Recently, the Senate Budget Committee in the United States rolled out the Better Care Reconciliation Act, the upper chamber’s version of Obamacare repeal. Except the bill only modifies Obamacare subsidies, bails out insurance companies, likely keeps Medicaid expansion and does nothing to lower premiums.

For more than seven years, Republicans ran on promises to repeal Obamacare. Voters gave the GOP a majority in the House in 2010, a majority in the Senate in 2014 and handed them control of the White House in 2016. One of the largest factors in each of these election cycles was a promise to repeal Obamacare.

We all know the problems with Obamacare. In 2015, the Senate actually improved a House-passed Obamacare repeal bill, the Restoring Americans’ Healthcare Freedom Reconciliation Act, by getting rid of more of the 2010 law. Only two Republicans voted against, Senator Susan Collins (from Maine), and then senator Mark Kirk (from Illinois), who is no longer in Congress.

Four Senators — Ted Cruz (from Texas), Ron Johnson (from Wisconsin), Mike Lee (from Utah) and Rand Paul (from Kentucky) — have announced their opposition to the Senate bill because the bill falls short of Republicans’ promises to repeal Obamacare.

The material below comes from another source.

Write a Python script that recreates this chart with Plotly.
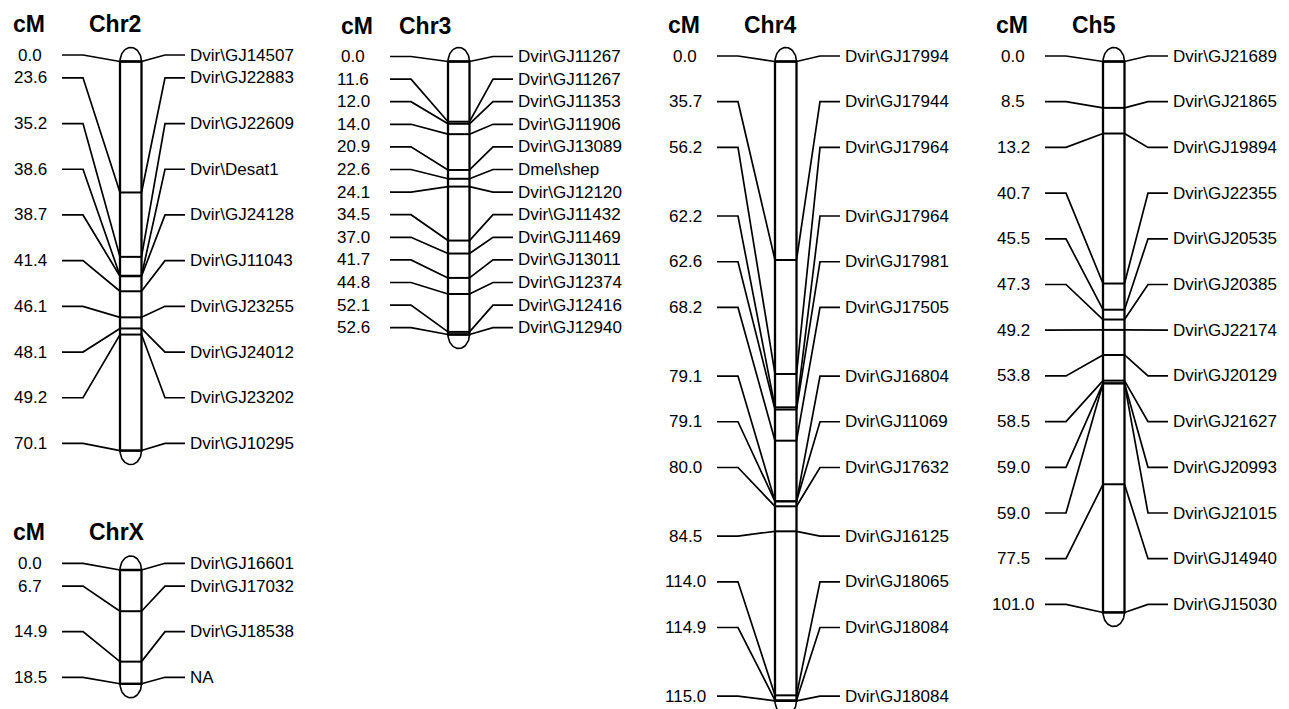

But others — Senators Dean Heller (from Nevada), Shelley Moore Capito (West Virginia), Susan Collins (from Maine), Jerry Moran (from Kansas) and Rob Portman (from Ohio) — have announced that they will vote against the bill for very different reasons.

The opposition mounted by Heller and his moderate colleagues is a symptom of Republican hypocrisy that has reared its ugly head. After all, Heller voted for a full repeal of Obamacare, when he was a member of the House. And in December 2015, as a member of the Senate, Heller had voted for the scaled-back version of the repeal that was supposed to serve as the baseline for repeal under a Republican president.

But the Nevada Republican isn’t the only bad apple in the Senate Republican conference. Other Republican moderates who voted for the 2015 repeal bill have walked back their votes in this Congress to some degree, including Senators Bill Cassidy (from Los Angeles), Lisa Murkowski (from Alaska), Capito and Portman. After her vote for the 2015 Obamacare repeal, Capito, for example, said: “Americans deserve a health-care system that works for them and Obamacare is not it.”

Similarly, Cassidy campaigned on Obamacare repeal: “By definition, a law that creates over 150 boards, bureaucracies and commissions does not empower patients,” he said while running for the Senate in 2014. “Repealing this law is the first step to enacting real health-care reform that lowers costs and expands access to quality health care for all Americans.”

Does the Republican Party even know what it stands for anymore? Clearly, nearly a decade’s worth of promises to repeal Obamacare doesn’t really matter to many Senate Republicans. What good is a majority that doesn’t live up to what its members say they’re going to do?

Now there’s word that Senate leaders are considering retaining even more parts of Obamacare as a sop to moderates, including some of the 2010 law’s taxes and rolling back the proposed Medicaid modernisation. That’s not the way to get a bill across the finish line. If Senate Republican leaders continue to placate moderates in the conference and ignore conservatives, they’ll have an even bigger fight on their hands.

One can only hope that Senate Majority Leader Mitch McConnell (Republican, Kentucky), and others will drive this bill in a conservative direction. The grass-roots conservative activists who knock on doors and make calls for candidates every election cycle aren’t going to take any more excuses. They want Republicans to defeat the swamp and repeal Obamacare.

— Washington Post

Adam Brandon is the president of FreedomWorks.